The Billion-Dollar Myth – latimes — The ‘Matrix’ movies portray a frightening alternate reality. When a writer sued the movies’ creators for stealing her ideas, she inadvertently exposed another reality–a racial one–that’s no less troubling. By Kemp Powers
July 31, 2005|Kemp Powers is a freelance writer based in Los Angeles.
Sophia Stewart didn’t attend her June 13 hearing at the U.S. federal court building in downtown Los Angeles. She saw the proceeding as a minor hurdle on the way to an anticipated July 12 trial in her copyright infringement suit against directors Andy and Larry Wachowski, James Cameron and other defendants–a trial she imagined would be “one of the largest suits for damages in the history of the film industry.”

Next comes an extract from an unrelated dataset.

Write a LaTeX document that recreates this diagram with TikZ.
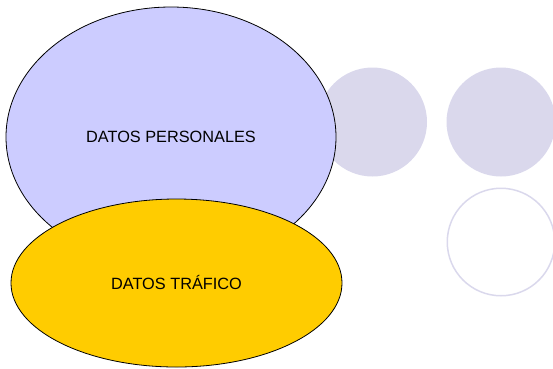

Her lawsuit claimed that the lucrative “Matrix” and “Terminator” film franchises were based on her ideas. Last month’s request by the defendants to dismiss the case was an act of desperation, Stewart believed, because her proof of theft was indisputable. Stewart had attracted many supporters (mostly African American, who agreed that Hollywood had ripped her off) and detractors who question both the validity of her claims and her sanity ever since she began trying to rally support for her case in 2003. She claimed that she would have “big surprises” for the judge and jury, as well as for all of the naysayers, when her case finally went to trial.
Unfortunately, Judge Margaret Morrow wasn’t interested in surprises. In her 53-page ruling, Morrow dismissed Stewart’s case, noting that Stewart and her attorneys had not entered any evidence to bolster the key claims in her suit or demonstrated any striking similarity between her work and the accused directors’ films. Stewart says she is hiring additional attorneys and is asking the court to reconsider that decision, but earlier this summer, in a nearly empty courtroom 790 of the Roybal Federal Building, Stewart’s case apparently ended with a whimper.